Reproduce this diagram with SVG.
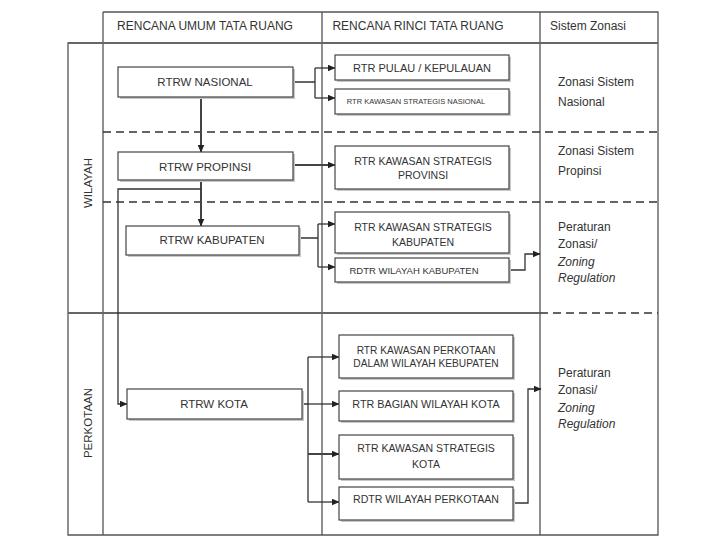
<svg xmlns="http://www.w3.org/2000/svg" width="720" height="540" viewBox="0 0 720 540">
<style>
.frame{fill:none;stroke:#555;stroke-width:1.3}
.thick{fill:none;stroke:#666;stroke-width:2.2}
.dash{fill:none;stroke:#333;stroke-width:1.4;stroke-dasharray:8 5}
.box{fill:#fff;stroke:#444;stroke-width:1.2}
.shadow{fill:#c8c8c8}
.t{font-family:"Liberation Sans",Arial,sans-serif;fill:#333;text-anchor:middle;dominant-baseline:central}
.z{font-family:"Liberation Sans",Arial,sans-serif;fill:#333;font-size:12px;dominant-baseline:central}
.i{font-style:italic}
.c{fill:none;stroke:#333;stroke-width:1.3}
.cb{fill:none;stroke:#444;stroke-width:2}
</style>
<defs>
<marker id="ah" markerWidth="8" markerHeight="7" refX="7.5" refY="3.5" orient="auto" markerUnits="userSpaceOnUse">
<path d="M0,0 L8,3.5 L0,7 z" fill="#222"/>
</marker>
</defs>
<rect width="720" height="540" fill="#fff"/>
<g id="table">
<path class="frame" d="M103,12 H658 V535 H68 V43 H103"/>
<path class="frame" d="M103,12 V535 M322,12 V535 M540,12 V535"/>
<path class="thick" d="M68,43 H658"/>
<path class="thick" d="M68,313 H540"/>
<path class="dash" d="M103,132 H658 M103,202 H658 M540,313 H658"/>
<text class="t" x="205" y="26" font-size="12">RENCANA UMUM TATA RUANG</text>
<text class="t" x="418" y="26" font-size="12">RENCANA RINCI TATA RUANG</text>
<text class="t" x="588" y="26" font-size="12">Sistem Zonasi</text>
<text class="t" x="88" y="183" font-size="11.5" transform="rotate(-90 88 183)">WILAYAH</text>
<text class="t" x="88" y="423" font-size="11.5" transform="rotate(-90 88 423)">PERKOTAAN</text>
</g>
<g id="connectors">
<path class="c" d="M293,82 H315 M315,68 V98"/>
<path class="c" d="M315,68 H335" marker-end="url(#ah)"/>
<path class="c" d="M315,98 H335" marker-end="url(#ah)"/>
<path class="cb" d="M201,97 V152" marker-end="url(#ah)"/>
<path class="cb" d="M293,165 H335" marker-end="url(#ah)"/>
<path class="cb" d="M201,180 V226" marker-end="url(#ah)"/>
<path class="c" d="M201,189 H118 V404 H127" marker-end="url(#ah)"/>
<path class="c" d="M299,238 H318 M318,224 V267"/>
<path class="c" d="M318,224 H335" marker-end="url(#ah)"/>
<path class="c" d="M318,267 H335" marker-end="url(#ah)"/>
<path class="c" d="M509,270 H525 V254 H540" marker-end="url(#ah)"/>
<path class="c" d="M302,404 H308 M308,357 V502"/>
<path class="c" d="M308,357 H339" marker-end="url(#ah)"/>
<path class="c" d="M308,404 H339" marker-end="url(#ah)"/>
<path class="cb" d="M308,454 H339" marker-end="url(#ah)"/>
<path class="c" d="M308,502 H339" marker-end="url(#ah)"/>
<path class="c" d="M513,503 H528 V389 H541" marker-end="url(#ah)"/>
</g>
<g id="rtrw-nasional">
<rect class="shadow" x="120" y="69" width="175" height="30"/>
<rect class="box" x="118" y="67" width="175" height="30"/>
<text class="t" x="205" y="82" font-size="11.5">RTRW NASIONAL</text>
</g>
<g id="rtr-pulau">
<rect class="shadow" x="337" y="57" width="174" height="25"/>
<rect class="box" x="335" y="55" width="174" height="25"/>
<text class="t" x="422" y="67.5" font-size="11">RTR PULAU / KEPULAUAN</text>
</g>
<g id="rtr-ks-nasional">
<rect class="shadow" x="337" y="91" width="174" height="25"/>
<rect class="box" x="335" y="89" width="174" height="25"/>
<text class="t" x="416" y="101.5" font-size="7.5">RTR KAWASAN STRATEGIS NASIONAL</text>
</g>
<g id="rtrw-propinsi">
<rect class="shadow" x="120" y="154" width="175" height="28"/>
<rect class="box" x="118" y="152" width="175" height="28"/>
<text class="t" x="205" y="167" font-size="11.5">RTRW PROPINSI</text>
</g>
<g id="rtr-ks-provinsi">
<rect class="shadow" x="337" y="148" width="174" height="43"/>
<rect class="box" x="335" y="146" width="174" height="43"/>
<text class="t" x="423" y="161" font-size="10.5">RTR KAWASAN STRATEGIS</text>
<text class="t" x="423" y="175" font-size="10.5">PROVINSI</text>
</g>
<g id="rtrw-kabupaten">
<rect class="shadow" x="128" y="228" width="173" height="29"/>
<rect class="box" x="126" y="226" width="173" height="29"/>
<text class="t" x="212" y="240" font-size="11.5">RTRW KABUPATEN</text>
</g>
<g id="rtr-ks-kabupaten">
<rect class="shadow" x="337" y="214" width="174" height="41"/>
<rect class="box" x="335" y="212" width="174" height="41"/>
<text class="t" x="423" y="227" font-size="10.5">RTR KAWASAN STRATEGIS</text>
<text class="t" x="423" y="242" font-size="10.5">KABUPATEN</text>
</g>
<g id="rdtr-kabupaten">
<rect class="shadow" x="337" y="260" width="174" height="24"/>
<rect class="box" x="335" y="258" width="174" height="24"/>
<text class="t" x="414" y="270" font-size="9.5">RDTR WILAYAH KABUPATEN</text>
</g>
<g id="rtrw-kota">
<rect class="shadow" x="129" y="391" width="175" height="30"/>
<rect class="box" x="127" y="389" width="175" height="30"/>
<text class="t" x="214" y="404" font-size="11.5">RTRW KOTA</text>
</g>
<g id="rtr-kawasan-perkotaan">
<rect class="shadow" x="341" y="337" width="174" height="43"/>
<rect class="box" x="339" y="335" width="174" height="43"/>
<text class="t" x="426" y="350" font-size="10.2">RTR KAWASAN PERKOTAAN</text>
<text class="t" x="426" y="363" font-size="10.2">DALAM WILAYAH KEBUPATEN</text>
</g>
<g id="rtr-bagian-wilayah-kota">
<rect class="shadow" x="341" y="393" width="174" height="30"/>
<rect class="box" x="339" y="391" width="174" height="30"/>
<text class="t" x="426" y="404" font-size="10.8">RTR BAGIAN WILAYAH KOTA</text>
</g>
<g id="rtr-ks-kota">
<rect class="shadow" x="341" y="437" width="174" height="44"/>
<rect class="box" x="339" y="435" width="174" height="44"/>
<text class="t" x="426" y="448" font-size="10.5">RTR KAWASAN STRATEGIS</text>
<text class="t" x="426" y="464" font-size="10.5">KOTA</text>
</g>
<g id="rdtr-perkotaan">
<rect class="shadow" x="341" y="489" width="174" height="33"/>
<rect class="box" x="339" y="487" width="174" height="33"/>
<text class="t" x="426" y="499" font-size="10.6">RDTR WILAYAH PERKOTAAN</text>
</g>
<g id="zonasi-nasional">
<text class="z" x="558" y="82">Zonasi Sistem</text>
<text class="z" x="558" y="102">Nasional</text>
</g>
<g id="zonasi-propinsi">
<text class="z" x="558" y="151">Zonasi Sistem</text>
<text class="z" x="558" y="171">Propinsi</text>
</g>
<g id="peraturan-kabupaten">
<text class="z" x="558" y="227">Peraturan</text>
<text class="z" x="558" y="244">Zonasi/</text>
<text class="z i" x="558" y="262">Zoning</text>
<text class="z i" x="558" y="278">Regulation</text>
</g>
<g id="peraturan-kota">
<text class="z" x="558" y="373">Peraturan</text>
<text class="z" x="558" y="390">Zonasi/</text>
<text class="z i" x="558" y="408">Zoning</text>
<text class="z i" x="558" y="424">Regulation</text>
</g>
</svg>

What to produce: Quote everything in the listing above exactly; pictures are the only thing to omit.

Task result:
Reproduce this diagram with SVG.
<svg xmlns="http://www.w3.org/2000/svg" width="720" height="540" viewBox="0 0 720 540">
<style>
.frame{fill:none;stroke:#555;stroke-width:1.3}
.thick{fill:none;stroke:#666;stroke-width:2.2}
.dash{fill:none;stroke:#333;stroke-width:1.4;stroke-dasharray:8 5}
.box{fill:#fff;stroke:#444;stroke-width:1.2}
.shadow{fill:#c8c8c8}
.t{font-family:"Liberation Sans",Arial,sans-serif;fill:#333;text-anchor:middle;dominant-baseline:central}
.z{font-family:"Liberation Sans",Arial,sans-serif;fill:#333;font-size:12px;dominant-baseline:central}
.i{font-style:italic}
.c{fill:none;stroke:#333;stroke-width:1.3}
.cb{fill:none;stroke:#444;stroke-width:2}
</style>
<defs>
<marker id="ah" markerWidth="8" markerHeight="7" refX="7.5" refY="3.5" orient="auto" markerUnits="userSpaceOnUse">
<path d="M0,0 L8,3.5 L0,7 z" fill="#222"/>
</marker>
</defs>
<rect width="720" height="540" fill="#fff"/>
<g id="table">
<path class="frame" d="M103,12 H658 V535 H68 V43 H103"/>
<path class="frame" d="M103,12 V535 M322,12 V535 M540,12 V535"/>
<path class="thick" d="M68,43 H658"/>
<path class="thick" d="M68,313 H540"/>
<path class="dash" d="M103,132 H658 M103,202 H658 M540,313 H658"/>
<text class="t" x="205" y="26" font-size="12">RENCANA UMUM TATA RUANG</text>
<text class="t" x="418" y="26" font-size="12">RENCANA RINCI TATA RUANG</text>
<text class="t" x="588" y="26" font-size="12">Sistem Zonasi</text>
<text class="t" x="88" y="183" font-size="11.5" transform="rotate(-90 88 183)">WILAYAH</text>
<text class="t" x="88" y="423" font-size="11.5" transform="rotate(-90 88 423)">PERKOTAAN</text>
</g>
<g id="connectors">
<path class="c" d="M293,82 H315 M315,68 V98"/>
<path class="c" d="M315,68 H335" marker-end="url(#ah)"/>
<path class="c" d="M315,98 H335" marker-end="url(#ah)"/>
<path class="cb" d="M201,97 V152" marker-end="url(#ah)"/>
<path class="cb" d="M293,165 H335" marker-end="url(#ah)"/>
<path class="cb" d="M201,180 V226" marker-end="url(#ah)"/>
<path class="c" d="M201,189 H118 V404 H127" marker-end="url(#ah)"/>
<path class="c" d="M299,238 H318 M318,224 V267"/>
<path class="c" d="M318,224 H335" marker-end="url(#ah)"/>
<path class="c" d="M318,267 H335" marker-end="url(#ah)"/>
<path class="c" d="M509,270 H525 V254 H540" marker-end="url(#ah)"/>
<path class="c" d="M302,404 H308 M308,357 V502"/>
<path class="c" d="M308,357 H339" marker-end="url(#ah)"/>
<path class="c" d="M308,404 H339" marker-end="url(#ah)"/>
<path class="cb" d="M308,454 H339" marker-end="url(#ah)"/>
<path class="c" d="M308,502 H339" marker-end="url(#ah)"/>
<path class="c" d="M513,503 H528 V389 H541" marker-end="url(#ah)"/>
</g>
<g id="rtrw-nasional">
<rect class="shadow" x="120" y="69" width="175" height="30"/>
<rect class="box" x="118" y="67" width="175" height="30"/>
<text class="t" x="205" y="82" font-size="11.5">RTRW NASIONAL</text>
</g>
<g id="rtr-pulau">
<rect class="shadow" x="337" y="57" width="174" height="25"/>
<rect class="box" x="335" y="55" width="174" height="25"/>
<text class="t" x="422" y="67.5" font-size="11">RTR PULAU / KEPULAUAN</text>
</g>
<g id="rtr-ks-nasional">
<rect class="shadow" x="337" y="91" width="174" height="25"/>
<rect class="box" x="335" y="89" width="174" height="25"/>
<text class="t" x="416" y="101.5" font-size="7.5">RTR KAWASAN STRATEGIS NASIONAL</text>
</g>
<g id="rtrw-propinsi">
<rect class="shadow" x="120" y="154" width="175" height="28"/>
<rect class="box" x="118" y="152" width="175" height="28"/>
<text class="t" x="205" y="167" font-size="11.5">RTRW PROPINSI</text>
</g>
<g id="rtr-ks-provinsi">
<rect class="shadow" x="337" y="148" width="174" height="43"/>
<rect class="box" x="335" y="146" width="174" height="43"/>
<text class="t" x="423" y="161" font-size="10.5">RTR KAWASAN STRATEGIS</text>
<text class="t" x="423" y="175" font-size="10.5">PROVINSI</text>
</g>
<g id="rtrw-kabupaten">
<rect class="shadow" x="128" y="228" width="173" height="29"/>
<rect class="box" x="126" y="226" width="173" height="29"/>
<text class="t" x="212" y="240" font-size="11.5">RTRW KABUPATEN</text>
</g>
<g id="rtr-ks-kabupaten">
<rect class="shadow" x="337" y="214" width="174" height="41"/>
<rect class="box" x="335" y="212" width="174" height="41"/>
<text class="t" x="423" y="227" font-size="10.5">RTR KAWASAN STRATEGIS</text>
<text class="t" x="423" y="242" font-size="10.5">KABUPATEN</text>
</g>
<g id="rdtr-kabupaten">
<rect class="shadow" x="337" y="260" width="174" height="24"/>
<rect class="box" x="335" y="258" width="174" height="24"/>
<text class="t" x="414" y="270" font-size="9.5">RDTR WILAYAH KABUPATEN</text>
</g>
<g id="rtrw-kota">
<rect class="shadow" x="129" y="391" width="175" height="30"/>
<rect class="box" x="127" y="389" width="175" height="30"/>
<text class="t" x="214" y="404" font-size="11.5">RTRW KOTA</text>
</g>
<g id="rtr-kawasan-perkotaan">
<rect class="shadow" x="341" y="337" width="174" height="43"/>
<rect class="box" x="339" y="335" width="174" height="43"/>
<text class="t" x="426" y="350" font-size="10.2">RTR KAWASAN PERKOTAAN</text>
<text class="t" x="426" y="363" font-size="10.2">DALAM WILAYAH KEBUPATEN</text>
</g>
<g id="rtr-bagian-wilayah-kota">
<rect class="shadow" x="341" y="393" width="174" height="30"/>
<rect class="box" x="339" y="391" width="174" height="30"/>
<text class="t" x="426" y="404" font-size="10.8">RTR BAGIAN WILAYAH KOTA</text>
</g>
<g id="rtr-ks-kota">
<rect class="shadow" x="341" y="437" width="174" height="44"/>
<rect class="box" x="339" y="435" width="174" height="44"/>
<text class="t" x="426" y="448" font-size="10.5">RTR KAWASAN STRATEGIS</text>
<text class="t" x="426" y="464" font-size="10.5">KOTA</text>
</g>
<g id="rdtr-perkotaan">
<rect class="shadow" x="341" y="489" width="174" height="33"/>
<rect class="box" x="339" y="487" width="174" height="33"/>
<text class="t" x="426" y="499" font-size="10.6">RDTR WILAYAH PERKOTAAN</text>
</g>
<g id="zonasi-nasional">
<text class="z" x="558" y="82">Zonasi Sistem</text>
<text class="z" x="558" y="102">Nasional</text>
</g>
<g id="zonasi-propinsi">
<text class="z" x="558" y="151">Zonasi Sistem</text>
<text class="z" x="558" y="171">Propinsi</text>
</g>
<g id="peraturan-kabupaten">
<text class="z" x="558" y="227">Peraturan</text>
<text class="z" x="558" y="244">Zonasi/</text>
<text class="z i" x="558" y="262">Zoning</text>
<text class="z i" x="558" y="278">Regulation</text>
</g>
<g id="peraturan-kota">
<text class="z" x="558" y="373">Peraturan</text>
<text class="z" x="558" y="390">Zonasi/</text>
<text class="z i" x="558" y="408">Zoning</text>
<text class="z i" x="558" y="424">Regulation</text>
</g>
</svg>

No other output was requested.